**Stored data:**
::::::::

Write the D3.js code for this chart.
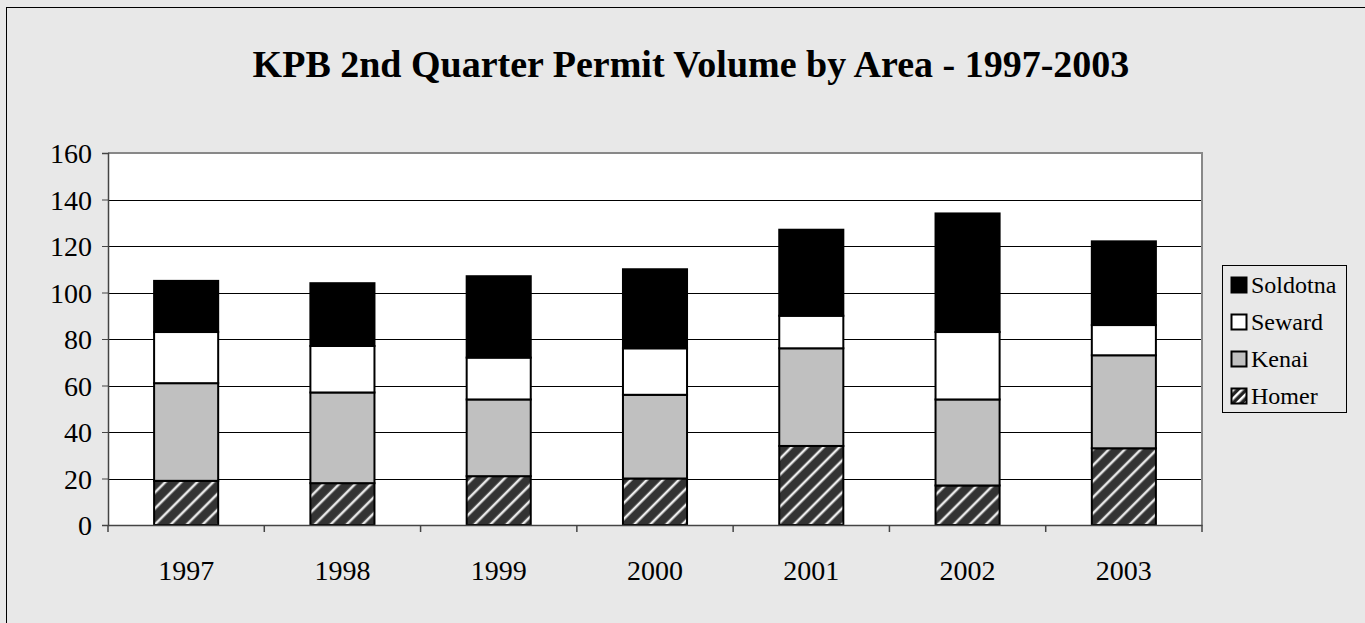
<!DOCTYPE html>
<html>
<head>
<meta charset="utf-8">
<script src="https://cdn.jsdelivr.net/npm/d3@7"></script>
<style>
  html, body { margin: 0; padding: 0; background: #e8e8e8; }
  svg { display: block; }
</style>
</head>
<body>
<svg id="chart" width="1365" height="623"></svg>
<script>
const years = ["1997", "1998", "1999", "2000", "2001", "2002", "2003"];
const homer = [19, 18, 21, 20, 34, 17, 33];
const kenai = [42, 39, 33, 36, 42, 37, 40];
const seward = [22, 20, 18, 20, 14, 29, 13];
const soldotna = [22, 27, 35, 34, 37, 51, 36];
const seriesNames = ["Homer", "Kenai", "Seward", "Soldotna"];
const yTicks = [0, 20, 40, 60, 80, 100, 120, 140, 160];
const titleText = "KPB 2nd Quarter Permit Volume by Area - 1997-2003";

const FONT = "'Liberation Serif', 'Times New Roman', serif";
const svg = d3.select("#chart");
const W = 1365, H = 623;
const plot = { left: 108, right: 1202, top: 153, bottom: 525 };

// outer frame
svg.append("rect").attr("x", 0).attr("y", 0).attr("width", W).attr("height", H).attr("fill", "#e8e8e8");
svg.append("rect").attr("x", 6.5).attr("y", 7.5).attr("width", W + 20).attr("height", H + 20)
  .attr("fill", "#e8e8e8").attr("stroke", "#000").attr("stroke-width", 1);

// pattern for Homer
const defs = svg.append("defs");
const pat = defs.append("pattern").attr("id", "hatch").attr("patternUnits", "userSpaceOnUse")
  .attr("width", 11.3).attr("height", 11.3).attr("patternTransform", "rotate(45)");
pat.append("rect").attr("width", 11.3).attr("height", 11.3).attr("fill", "#333");
pat.append("rect").attr("x", 4.5).attr("width", 2.5).attr("height", 11.3).attr("fill", "#fff").attr("opacity", 0.9);

const patL = defs.append("pattern").attr("id", "hatchL").attr("patternUnits", "userSpaceOnUse")
  .attr("width", 6).attr("height", 6).attr("patternTransform", "rotate(45)");
patL.append("rect").attr("width", 6).attr("height", 6).attr("fill", "#222");
patL.append("rect").attr("x", 2).attr("width", 2.5).attr("height", 6).attr("fill", "#fff");

// title
svg.append("text").attr("x", 691).attr("y", 77).attr("text-anchor", "middle")
  .attr("font-family", FONT).attr("font-size", 38).attr("font-weight", "bold").attr("fill", "#000").text(titleText);

// scales
const x = d3.scaleBand().domain(years).range([plot.left, plot.right]).paddingInner(0.59).paddingOuter(0.295);
const y = d3.scaleLinear().domain([0, 160]).range([plot.bottom, plot.top]);

// plot background
svg.append("rect").attr("x", plot.left).attr("y", plot.top).attr("width", plot.right - plot.left)
  .attr("height", plot.bottom - plot.top).attr("fill", "#fff");

// gridlines
svg.append("g").selectAll("line").data(yTicks.filter(d => d > 0 && d < 160)).join("line")
  .attr("x1", plot.left).attr("x2", plot.right)
  .attr("y1", d => Math.round(y(d)) + 0.5).attr("y2", d => Math.round(y(d)) + 0.5)
  .attr("stroke", "#000").attr("stroke-width", 1);

// top and right plot border
svg.append("path").attr("d", `M${plot.left},${plot.top} H${plot.right} V${plot.bottom}`)
  .attr("fill", "none").attr("stroke", "#888").attr("stroke-width", 2);

// stacked data
const table = years.map((yr, i) => ({ year: yr, Homer: homer[i], Kenai: kenai[i], Seward: seward[i], Soldotna: soldotna[i] }));
const stack = d3.stack().keys(seriesNames)(table);
const fills = { Homer: "url(#hatch)", Kenai: "#c0c0c0", Seward: "#fff", Soldotna: "#000" };

svg.append("g").selectAll("g").data(stack).join("g")
  .attr("fill", d => fills[d.key])
  .selectAll("rect").data(d => d).join("rect")
  .attr("x", d => x(d.data.year))
  .attr("width", x.bandwidth())
  .attr("y", d => y(d[1]))
  .attr("height", d => y(d[0]) - y(d[1]))
  .attr("stroke", "#000").attr("stroke-width", 2);

// y axis
const yAxis = d3.axisLeft(y).tickValues(yTicks).tickSize(6).tickPadding(10);
const gy = svg.append("g").attr("transform", `translate(${plot.left},0)`).call(yAxis)
  .attr("font-family", FONT).attr("font-size", 28);
gy.select(".domain").attr("stroke", "#444").attr("stroke-width", 1.5);
gy.selectAll(".tick line").attr("stroke", "#444");
gy.selectAll(".tick text").attr("fill", "#000").attr("dy", "0.34em");

// x axis
const xAxis = d3.axisBottom(x).tickSize(0).tickPadding(35);
const gx = svg.append("g").attr("transform", `translate(0,${plot.bottom})`).call(xAxis)
  .attr("font-family", FONT).attr("font-size", 28);
gx.select(".domain").attr("stroke", "#444").attr("stroke-width", 1.5);
gx.selectAll(".tick text").attr("fill", "#000");
// category boundary ticks
const bounds = d3.range(years.length + 1).map(i => plot.left + i * x.step());
gx.append("g").selectAll("line").data(bounds).join("line")
  .attr("x1", d => d).attr("x2", d => d).attr("y1", 0).attr("y2", 7)
  .attr("stroke", "#444").attr("stroke-width", 1.5);

// legend
const legendItems = ["Soldotna", "Seward", "Kenai", "Homer"];
const legendFills = { Homer: "url(#hatchL)", Kenai: "#c0c0c0", Seward: "#fff", Soldotna: "#000" };
const lg = svg.append("g");
lg.append("rect").attr("x", 1222.5).attr("y", 265.5).attr("width", 124).attr("height", 147)
  .attr("fill", "#e8e8e8").attr("stroke", "#000").attr("stroke-width", 1);
const li = lg.selectAll("g.item").data(legendItems).join("g").attr("class", "item")
  .attr("transform", (d, i) => `translate(1231, ${285 + i * 37})`);
li.append("rect").attr("x", 0.5).attr("y", -7.5).attr("width", 15).attr("height", 15)
  .attr("fill", d => legendFills[d]).attr("stroke", "#000").attr("stroke-width", 2);
li.append("text").attr("x", 20).attr("y", 0).attr("dy", "0.35em")
  .attr("font-family", FONT).attr("font-size", 24).attr("fill", "#000").text(d => d);
</script>
</body>
</html>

::::::::

**Exercise:** Find all lines holding the string "chart" and copy them.

**Output of the task:**
Write the D3.js code for this chart.
<svg id="chart" width="1365" height="623"></svg>
const svg = d3.select("#chart");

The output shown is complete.